Explore the world
of resource management
The vision of value creation cycles
Children are our future. It’s especially important that even the youngest of children develop good environmental awareness and learn how to properly separate their waste. Saubermacher supports parents, kindergartens, schools, etc. in this challenge and takes responsibility for people and the environment. You have any questions about our activities?
Waste or reusable material? What do you think?
In in the ‘throwaway society’, everything comes in packaging. The solution is the ‘recycling society’.
The history of mankind is characterised by its steady development into a throwaway society. Today, nearly everything comes in packaging and we repair far less than ever before – such a waste! Not too long ago, waste was just tipped into dumps or incinerated. It hardly seems kind on the environment!
So, we had to look for a solution. We started to separate waste and recycle some of it. But recycling alone is not enough, and environmental protection needs to start much sooner. Waste can be avoided altogether, and much of it can be recycled and reused.
Secret codes? Start the quest!
Have you ever wondered what all of those marks on packaging actually mean? The following are the recycling codes. They appear on drinks, food and tissue packaging, but also on things like plastic lunchboxes.

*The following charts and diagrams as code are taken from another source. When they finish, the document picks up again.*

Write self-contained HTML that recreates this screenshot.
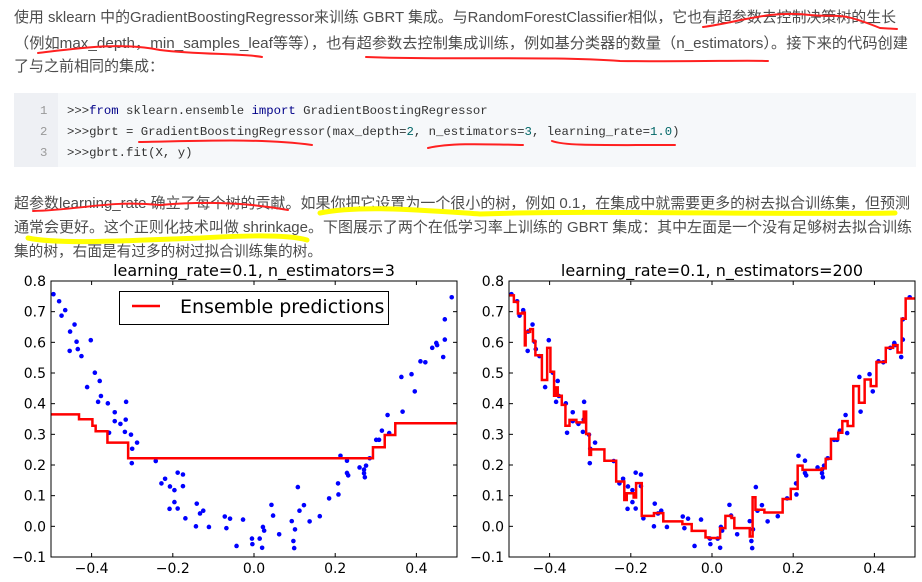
<!DOCTYPE html>
<html><head><meta charset="utf-8">
<style>
html,body{margin:0;padding:0;background:#fff;}
svg{display:block;}
.cn{font-family:"Liberation Sans","Noto Sans CJK SC",sans-serif;font-size:15px;fill:#4d4d4d;}
.code{font-family:"Liberation Mono","DejaVu Sans Mono",monospace;font-size:12.3px;fill:#333;}
.ln{font-family:"Liberation Mono",monospace;font-size:12.3px;fill:#999;}
.tick{font-family:"DejaVu Sans","Liberation Sans",sans-serif;font-size:14px;fill:#000;}
.ttl{font-family:"DejaVu Sans","Liberation Sans",sans-serif;font-size:16px;fill:#000;}
</style></head>
<body>
<svg id="page" width="922" height="582" viewBox="0 0 922 582" xmlns="http://www.w3.org/2000/svg">
  <rect width="922" height="582" fill="#fff"/>
  <g>
    <text class="cn" x="14" y="22" textLength="882" lengthAdjust="spacingAndGlyphs">使用 sklearn 中的GradientBoostingRegressor来训练 GBRT 集成。与RandomForestClassifier相似，它也有超参数去控制决策树的生长</text>
    <text class="cn" x="14" y="48" textLength="894" lengthAdjust="spacingAndGlyphs">（例如max_depth，min_samples_leaf等等），也有超参数去控制集成训练，例如基分类器的数量（n_estimators）。接下来的代码创建</text>
    <text class="cn" x="14" y="71">了与之前相同的集成：</text>
  </g>
  <g>
    <rect x="14" y="93" width="902" height="74" fill="#f6f8fa"/>
    <rect x="14" y="93" width="44" height="74" fill="#eef0f4"/>
    <text class="ln" x="40" y="114">1</text>
    <text class="ln" x="40" y="135">2</text>
    <text class="ln" x="40" y="156">3</text>
    <text class="code" x="67" y="114">&gt;&gt;&gt;<tspan fill="#000088">from</tspan> sklearn.ensemble <tspan fill="#000088">import</tspan> GradientBoostingRegressor</text>
    <text class="code" x="67" y="135">&gt;&gt;&gt;gbrt = GradientBoostingRegressor(max_depth=<tspan fill="#006666">2</tspan>, n_estimators=<tspan fill="#006666">3</tspan>, learning_rate=<tspan fill="#006666">1.0</tspan>)</text>
    <text class="code" x="67" y="156">&gt;&gt;&gt;gbrt.fit(X, y)</text>
  </g>
  <g>
    <text class="cn" x="14" y="208" textLength="896" lengthAdjust="spacingAndGlyphs">超参数learning_rate 确立了每个树的贡献。如果你把它设置为一个很小的树，例如 0.1，在集成中就需要更多的树去拟合训练集，但预测</text>
    <text class="cn" x="14" y="232" textLength="898" lengthAdjust="spacingAndGlyphs">通常会更好。这个正则化技术叫做 shrinkage。下图展示了两个在低学习率上训练的 GBRT 集成：其中左面是一个没有足够树去拟合训练</text>
    <text class="cn" x="14" y="256" textLength="308" lengthAdjust="spacingAndGlyphs">集的树，右面是有过多的树过拟合训练集的树。</text>
  </g>
  <g fill="none" stroke-linecap="round">
    <path d="M703,27 C740,22 770,10 810,15 C840,18 835,10 880,28 L897,29" stroke="#ff2020" stroke-width="2"/>
    <path d="M38,53 C80,48 120,42 160,50 C200,55 240,53 262,57" stroke="#ff2020" stroke-width="2"/>
    <path d="M366,57 C450,60 550,56 620,61 C700,62 740,60 768,61" stroke="#ff2020" stroke-width="2"/>
    <path d="M139,142 C200,141 260,138 312,145" stroke="#ff2020" stroke-width="2"/>
    <path d="M428,148 C450,143 480,144 523,145" stroke="#ff2020" stroke-width="2"/>
    <path d="M552,141 C565,146 600,145 675,145" stroke="#ff2020" stroke-width="2"/>
    <path d="M33,211 C80,210 110,200 160,205 C220,200 260,205 288,210" stroke="#ff2020" stroke-width="2"/>
    <path d="M320,213 C360,205 420,210 480,214 C600,210 750,215 895,213" stroke="#ffff00" stroke-width="5"/>
    <path d="M28,238 C60,245 140,240 200,238 C250,235 290,235 307,240" stroke="#ffff00" stroke-width="5"/>
  </g>
  <rect x="0" y="258" width="922" height="324" fill="#fff"/>
  <g id="charts"></g>
</svg>
<script>
const xsData = [-0.494,-0.480,-0.474,-0.465,-0.453,-0.442,-0.437,-0.454,-0.434,-0.425,-0.402,-0.411,-0.392,-0.380,-0.377,-0.384,-0.360,-0.343,-0.343,-0.329,-0.315,-0.316,-0.318,-0.357,-0.303,-0.300,-0.288,-0.301,-0.242,-0.228,-0.219,-0.207,-0.196,-0.188,-0.175,-0.175,-0.196,-0.208,-0.188,-0.169,-0.141,-0.133,-0.125,-0.143,-0.111,-0.072,-0.059,-0.068,-0.043,-0.027,-0.005,-0.004,0.014,0.020,0.022,0.025,0.043,0.047,0.062,0.093,0.097,0.099,0.101,0.108,0.112,0.123,0.137,0.162,0.185,0.208,0.207,0.213,0.229,0.229,0.232,0.260,0.271,0.271,0.273,0.276,0.285,0.301,0.308,0.315,0.333,0.329,0.363,0.366,0.388,0.396,0.410,0.422,0.439,0.449,0.451,0.466,0.470,0.470,0.487];
const ysData = [0.757,0.734,0.687,0.705,0.635,0.658,0.602,0.572,0.578,0.555,0.607,0.454,0.501,0.474,0.425,0.406,0.401,0.372,0.343,0.334,0.406,0.348,0.308,0.305,0.299,0.253,0.273,0.206,0.213,0.140,0.155,0.130,0.118,0.175,0.169,0.131,0.079,0.057,0.058,0.026,0.074,0.042,0.051,0.000,-0.002,0.032,0.025,-0.006,-0.064,0.022,-0.040,-0.058,-0.040,-0.070,-0.002,-0.014,0.070,0.035,-0.026,0.017,-0.048,-0.071,-0.010,0.128,0.051,0.069,0.016,0.033,0.091,0.104,0.140,0.230,0.214,0.174,0.166,0.192,0.185,0.173,0.160,0.198,0.222,0.282,0.282,0.312,0.304,0.363,0.487,0.374,0.496,0.440,0.538,0.535,0.582,0.598,0.591,0.552,0.609,0.675,0.747];
const leftEdges = [-0.431,-0.398,-0.390,-0.361,-0.310,0.293,0.322,0.348];
const leftVals = [0.365,0.349,0.328,0.310,0.273,0.222,0.258,0.298,0.336];
const rightEdges = [-0.488,-0.478,-0.467,-0.461,-0.459,-0.448,-0.441,-0.435,-0.419,-0.406,-0.398,-0.389,-0.384,-0.380,-0.370,-0.361,-0.351,-0.334,-0.316,-0.310,-0.302,-0.298,-0.265,-0.236,-0.216,-0.210,-0.193,-0.187,-0.173,-0.143,-0.120,-0.073,-0.050,-0.016,-0.009,0.020,0.033,0.048,0.055,0.093,0.100,0.107,0.129,0.174,0.194,0.211,0.223,0.270,0.280,0.293,0.311,0.321,0.334,0.348,0.362,0.376,0.391,0.405,0.428,0.446,0.457,0.467,0.477];
const rightVals = [0.753,0.732,0.694,0.697,0.590,0.634,0.643,0.604,0.558,0.477,0.582,0.504,0.426,0.453,0.426,0.396,0.328,0.347,0.339,0.374,0.301,0.233,0.251,0.214,0.146,0.086,0.108,0.094,0.141,0.034,0.043,0.016,0.007,-0.015,-0.036,-0.038,-0.006,0.034,0.027,-0.006,-0.033,0.095,0.054,0.045,0.089,0.122,0.198,0.184,0.189,0.220,0.285,0.305,0.343,0.327,0.457,0.403,0.479,0.457,0.536,0.582,0.591,0.567,0.677,0.743];
const xTicks = [-0.4,-0.2,0.0,0.2,0.4];
const xTickLabels = ["\u22120.4","\u22120.2","0.0","0.2","0.4"];
const yTicks = [0.8,0.7,0.6,0.5,0.4,0.3,0.2,0.1,0.0,-0.1];
const yTickLabels = ["0.8","0.7","0.6","0.5","0.4","0.3","0.2","0.1","0.0","\u22120.1"];
const titles = ["learning_rate=0.1, n_estimators=3","learning_rate=0.1, n_estimators=200"];

const NS = "http://www.w3.org/2000/svg";
const root = document.getElementById('charts');
const TOP = 281, BOT = 557, W = 406;
function yScale(v){ return TOP + (0.8 - v) * (BOT - TOP) / 0.9; }
function mk(tag, attrs, parent){ const e = document.createElementNS(NS, tag); for (const k in attrs) e.setAttribute(k, attrs[k]); parent.appendChild(e); return e; }

function drawChart(idx, left, edges, vals, legend){
  const xScale = v => left + (v + 0.5) * W;
  const g = mk('g', {}, root);
  
  
  const t = mk('text', {x: left + W/2, y: 276, 'text-anchor': 'middle', class: 'ttl'}, g);
  t.textContent = titles[idx];
  
  
  // points
  for (let i = 0; i < xsData.length; i++){
    const c = mk('circle', {cx: xScale(xsData[i]), cy: yScale(ysData[i]), r: 2.3, fill: '#0000ff'}, g);
    
    
  }
  // step line
  let d = 'M' + xScale(-0.5) + ',' + yScale(vals[0]);
  for (let i = 0; i < edges.length; i++){
    d += ' H' + xScale(edges[i]) + ' V' + yScale(vals[i+1]);
  }
  d += ' H' + xScale(0.5);
  const p = mk('path', {d: d, fill: 'none', stroke: '#ff0000', 'stroke-width': 2.5}, g);
  
  
  // frame
  const f = mk('rect', {x: left, y: TOP, width: W, height: BOT - TOP, fill: 'none', stroke: '#000', 'stroke-width': 1}, g);
  
  
  // ticks
  xTicks.forEach((v, i) => {
    const x = xScale(v);
    mk('line', {x1: x, x2: x, y1: BOT, y2: BOT - 4, stroke: '#000'}, g);
    mk('line', {x1: x, x2: x, y1: TOP, y2: TOP + 4, stroke: '#000'}, g);
    const l = mk('text', {x: x, y: 573, 'text-anchor': 'middle', class: 'tick'}, g);
    l.textContent = xTickLabels[i];
    
    
  });
  yTicks.forEach((v, i) => {
    const y = yScale(v);
    mk('line', {x1: left, x2: left + 4, y1: y, y2: y, stroke: '#000'}, g);
    mk('line', {x1: left + W, x2: left + W - 4, y1: y, y2: y, stroke: '#000'}, g);
    const l = mk('text', {x: left - 5, y: y + 5, 'text-anchor': 'end', class: 'tick'}, g);
    l.textContent = yTickLabels[i];
    
    
  });
  if (legend){
    const lg = mk('g', {}, g);
    
    
    mk('rect', {x: 119.5, y: 291.5, width: 269, height: 33, fill: '#fff', stroke: '#000', 'stroke-width': 1}, lg);
    mk('line', {x1: 132, x2: 160, y1: 306, y2: 306, stroke: '#ff0000', 'stroke-width': 2.5}, lg);
    const lt = mk('text', {x: 180, y: 313, class: 'ttl', 'font-size': '19'}, lg);
    lt.setAttribute('style', 'font-size:19px');
    lt.textContent = 'Ensemble predictions';
    
    
  }
}
drawChart(0, 51, leftEdges, leftVals, true);
drawChart(1, 509, rightEdges, rightVals, false);
</script>
</body></html>
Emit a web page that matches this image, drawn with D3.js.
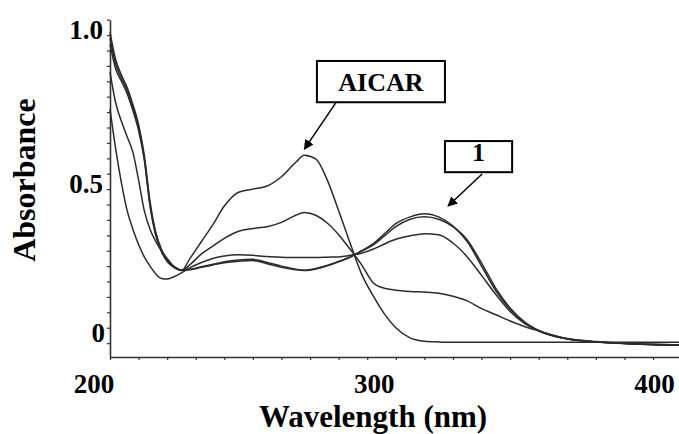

And they do not only appear on packaging and products made from plastic, but also paper, metal, textiles and glass. There are separate codes for composite materials, which are products or packaging made from two materials merged together.
The triangle with the three arrows represents the recycling loop. The number indicates the material. The number is important as it tells you how things can be recycled.
01 with the abbreviation ‘PET’ stands for the plastic polyethylene terephthalate.
PET can be used to produce polyester fibres for clothing, films, drinks bottles and food packaging.
02 with the abbreviation ‘HDPE’ stands for high-density polyethylene.
HDPE is used to produce plastic bottles and bags, waste bins, plastic pipes and even artificial wood.
03 with the abbreviation ‘PVC’ stands for the plastic polyvinyl chloride.
Window frames use this material for example, but PVC can also be used for chemicals and adhesive bottles.
04 with the abbreviation ‘LDPE’ stands for low-density polyethylene.
LDPE is used to produce plastic carrier bags, soap dispenser bottles and plastic tubes.
05 with the abbreviation ‘PP’ stands for polypropylene.
PP is often used in vehicles for things like bumpers and interior cladding. Food packaging is also made from PP.
06 with the abbreviation ‘PS’ stands for the polystyrene.
PS is used to make toys, plant pots and suitcases.
07 encompasses all other plastics, including materials such as polylactide (PLA), acrylic glass, polycarbonate and nylon, which are often used in packaging.
Perhaps you are also familiar with the mulch films that many people use in their gardens.
And these are just the recycling codes for plastic – there are nearly 100 such codes all in all.